Supplied information:
-- -- --

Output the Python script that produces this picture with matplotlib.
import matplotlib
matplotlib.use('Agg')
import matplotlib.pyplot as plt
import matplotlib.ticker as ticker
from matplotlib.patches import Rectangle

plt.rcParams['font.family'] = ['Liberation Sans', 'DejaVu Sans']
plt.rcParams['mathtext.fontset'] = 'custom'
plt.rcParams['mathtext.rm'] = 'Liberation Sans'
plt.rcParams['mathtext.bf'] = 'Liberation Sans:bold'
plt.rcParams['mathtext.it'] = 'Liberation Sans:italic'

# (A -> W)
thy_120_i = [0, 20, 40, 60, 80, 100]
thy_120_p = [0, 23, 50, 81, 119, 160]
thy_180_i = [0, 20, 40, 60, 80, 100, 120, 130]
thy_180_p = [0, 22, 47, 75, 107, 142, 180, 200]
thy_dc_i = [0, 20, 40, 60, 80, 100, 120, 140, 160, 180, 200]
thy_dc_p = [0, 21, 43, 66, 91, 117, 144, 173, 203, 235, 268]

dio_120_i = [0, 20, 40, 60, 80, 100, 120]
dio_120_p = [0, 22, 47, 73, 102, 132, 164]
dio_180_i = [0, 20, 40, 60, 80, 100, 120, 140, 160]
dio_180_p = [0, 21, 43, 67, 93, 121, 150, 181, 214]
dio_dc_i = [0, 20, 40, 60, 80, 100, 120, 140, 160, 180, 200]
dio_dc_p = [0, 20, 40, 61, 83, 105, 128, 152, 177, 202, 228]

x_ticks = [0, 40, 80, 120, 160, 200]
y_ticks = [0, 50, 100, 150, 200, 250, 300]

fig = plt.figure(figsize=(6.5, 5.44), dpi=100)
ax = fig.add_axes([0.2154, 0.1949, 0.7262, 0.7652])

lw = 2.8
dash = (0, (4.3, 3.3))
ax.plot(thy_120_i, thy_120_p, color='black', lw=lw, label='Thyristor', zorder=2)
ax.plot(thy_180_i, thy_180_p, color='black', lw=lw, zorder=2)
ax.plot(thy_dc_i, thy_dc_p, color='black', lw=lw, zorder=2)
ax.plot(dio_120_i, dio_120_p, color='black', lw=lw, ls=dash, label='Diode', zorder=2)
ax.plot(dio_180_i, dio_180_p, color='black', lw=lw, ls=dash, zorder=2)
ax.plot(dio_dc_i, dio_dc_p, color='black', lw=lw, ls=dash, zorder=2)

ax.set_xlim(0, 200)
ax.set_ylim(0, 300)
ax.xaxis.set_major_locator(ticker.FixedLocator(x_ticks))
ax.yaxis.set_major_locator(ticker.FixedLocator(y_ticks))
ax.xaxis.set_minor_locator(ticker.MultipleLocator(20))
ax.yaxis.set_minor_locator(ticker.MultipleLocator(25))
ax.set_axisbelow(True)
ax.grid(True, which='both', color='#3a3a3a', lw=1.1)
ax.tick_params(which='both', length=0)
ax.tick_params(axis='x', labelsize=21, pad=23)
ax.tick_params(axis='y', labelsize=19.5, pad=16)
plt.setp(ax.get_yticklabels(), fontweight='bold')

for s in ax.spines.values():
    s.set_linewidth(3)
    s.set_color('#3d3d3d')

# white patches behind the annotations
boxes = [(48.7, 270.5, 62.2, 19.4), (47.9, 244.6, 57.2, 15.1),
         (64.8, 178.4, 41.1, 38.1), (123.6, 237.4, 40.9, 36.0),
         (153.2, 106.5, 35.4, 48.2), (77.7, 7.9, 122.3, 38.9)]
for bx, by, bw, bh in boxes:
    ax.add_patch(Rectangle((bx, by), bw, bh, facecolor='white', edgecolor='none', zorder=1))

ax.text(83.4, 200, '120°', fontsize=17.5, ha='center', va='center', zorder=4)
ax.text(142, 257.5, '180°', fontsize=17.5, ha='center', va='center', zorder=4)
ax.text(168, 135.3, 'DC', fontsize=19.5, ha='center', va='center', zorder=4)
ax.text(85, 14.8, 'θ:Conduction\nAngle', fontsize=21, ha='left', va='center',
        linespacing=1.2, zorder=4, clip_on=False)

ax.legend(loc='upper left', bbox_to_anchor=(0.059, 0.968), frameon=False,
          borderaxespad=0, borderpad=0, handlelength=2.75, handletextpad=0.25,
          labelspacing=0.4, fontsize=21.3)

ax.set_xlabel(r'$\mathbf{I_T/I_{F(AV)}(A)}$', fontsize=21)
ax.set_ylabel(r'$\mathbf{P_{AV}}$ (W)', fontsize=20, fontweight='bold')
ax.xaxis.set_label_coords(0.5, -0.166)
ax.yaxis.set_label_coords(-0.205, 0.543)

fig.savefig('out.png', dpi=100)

-- -- --

Task:
From the first line of the listing above to the line with "plt.rcParams['mathtext.it'] = 'Liberation", please transcribe each line exactly, both ends included, and nothing beyond that.

Output of the exercise:
Output the Python script that produces this picture with matplotlib.
import matplotlib
matplotlib.use('Agg')
import matplotlib.pyplot as plt
import matplotlib.ticker as ticker
from matplotlib.patches import Rectangle

plt.rcParams['font.family'] = ['Liberation Sans', 'DejaVu Sans']
plt.rcParams['mathtext.fontset'] = 'custom'
plt.rcParams['mathtext.rm'] = 'Liberation Sans'
plt.rcParams['mathtext.bf'] = 'Liberation Sans:bold'
plt.rcParams['mathtext.it'] = 'Liberation Sans:italic'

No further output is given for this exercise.